── DATASET CONTENT ──
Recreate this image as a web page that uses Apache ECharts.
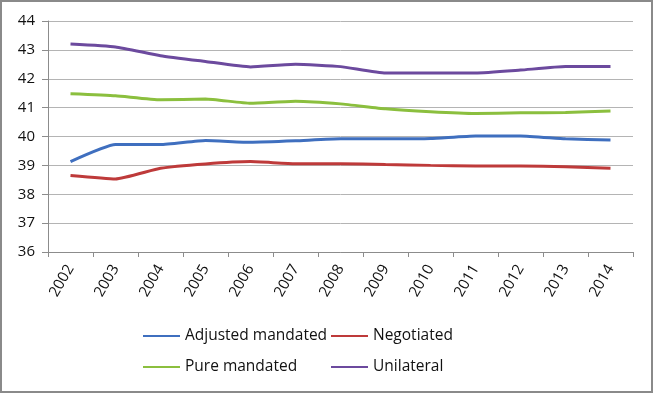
<!DOCTYPE html>
<html><head><meta charset="utf-8">
<script src="https://cdn.jsdelivr.net/npm/echarts@6/dist/echarts.min.js"></script>
<style>
html,body{margin:0;padding:0;background:#fff;}
#c{width:653px;height:393px;box-sizing:border-box;border:2px solid #8a8a8a;}
</style></head>
<body><div id="c"></div>
<script>
const years = ['2002','2003','2004','2005','2006','2007','2008','2009','2010','2011','2012','2013','2014'];
const adjustedMandated = [39.13,39.72,39.72,39.86,39.8,39.85,39.92,39.92,39.93,40.02,40.02,39.92,39.88];
const negotiated = [38.65,38.53,38.9,39.05,39.13,39.06,39.06,39.03,39.0,38.98,38.98,38.95,38.9];
const pureMandated = [41.48,41.41,41.27,41.3,41.15,41.22,41.13,40.96,40.86,40.8,40.82,40.83,40.88];
const unilateral = [43.2,43.1,42.8,42.6,42.41,42.5,42.42,42.2,42.2,42.2,42.3,42.42,42.42];
const yTicks = [36,37,38,39,40,41,42,43,44];

const names = ['Adjusted mandated','Negotiated','Pure mandated','Unilateral'];
const realColors = ['#3f6fbf','#be3a3a','#8bbf3e','#6c4a9e'];
const datas = [adjustedMandated, negotiated, pureMandated, unilateral];

const chart = echarts.init(document.getElementById('c'));
const legendPos = [[136,321],[324,321],[136,352],[324,352]];
chart.setOption({
  animation:false,
  textStyle:{fontFamily:'Open Sans'},
  grid:{left:46,right:18,top:19,bottom:139,containLabel:false},
  xAxis:{type:'category',data:years,boundaryGap:true,
    axisLine:{lineStyle:{color:'#8c8c8c',width:1}},
    axisTick:{show:true,length:5,lineStyle:{color:'#8c8c8c'}},
    axisLabel:{rotate:60,color:'#111',fontSize:15,margin:14,fontFamily:'Open Sans'}},
  yAxis:{type:'value',min:yTicks[0],max:yTicks[yTicks.length-1],interval:1,
    axisLine:{show:true,lineStyle:{color:'#8c8c8c'}},
    axisTick:{show:true,length:6,lineStyle:{color:'#8c8c8c'}},
    axisLabel:{color:'#111',fontSize:15,margin:13,fontFamily:'Open Sans'},
    splitLine:{lineStyle:{color:'#b4b4b4',width:1}}},
  legend: names.map((n,i)=>({data:[n],left:legendPos[i][0],top:legendPos[i][1],
    itemWidth:37,itemHeight:10,itemGap:4,icon:'path://M0,4 L37,4 L37,6 L0,6 Z',
    textStyle:{fontSize:15.5,color:'#111',fontFamily:'Open Sans'}})),
  series: names.map((n,i)=>({name:n,type:'line',data:datas[i],showSymbol:false,symbol:'none',
    smooth:0.15,lineStyle:{color:realColors[i],width:3},itemStyle:{color:realColors[i]}}))
});
</script></body></html>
───
• [OBJECTIVE]: Pictures stay out. Repeat only the lines from the beginning of the data through the line that has "negotiated, pureMandated, unilateral];".

• [ANSWER TO THIS EXERCISE]:
Recreate this image as a web page that uses Apache ECharts.
<!DOCTYPE html>
<html><head><meta charset="utf-8">
<script src="https://cdn.jsdelivr.net/npm/echarts@6/dist/echarts.min.js"></script>
<style>
html,body{margin:0;padding:0;background:#fff;}
#c{width:653px;height:393px;box-sizing:border-box;border:2px solid #8a8a8a;}
</style></head>
<body><div id="c"></div>
<script>
const years = ['2002','2003','2004','2005','2006','2007','2008','2009','2010','2011','2012','2013','2014'];
const adjustedMandated = [39.13,39.72,39.72,39.86,39.8,39.85,39.92,39.92,39.93,40.02,40.02,39.92,39.88];
const negotiated = [38.65,38.53,38.9,39.05,39.13,39.06,39.06,39.03,39.0,38.98,38.98,38.95,38.9];
const pureMandated = [41.48,41.41,41.27,41.3,41.15,41.22,41.13,40.96,40.86,40.8,40.82,40.83,40.88];
const unilateral = [43.2,43.1,42.8,42.6,42.41,42.5,42.42,42.2,42.2,42.2,42.3,42.42,42.42];
const yTicks = [36,37,38,39,40,41,42,43,44];

const names = ['Adjusted mandated','Negotiated','Pure mandated','Unilateral'];
const realColors = ['#3f6fbf','#be3a3a','#8bbf3e','#6c4a9e'];
const datas = [adjustedMandated, negotiated, pureMandated, unilateral];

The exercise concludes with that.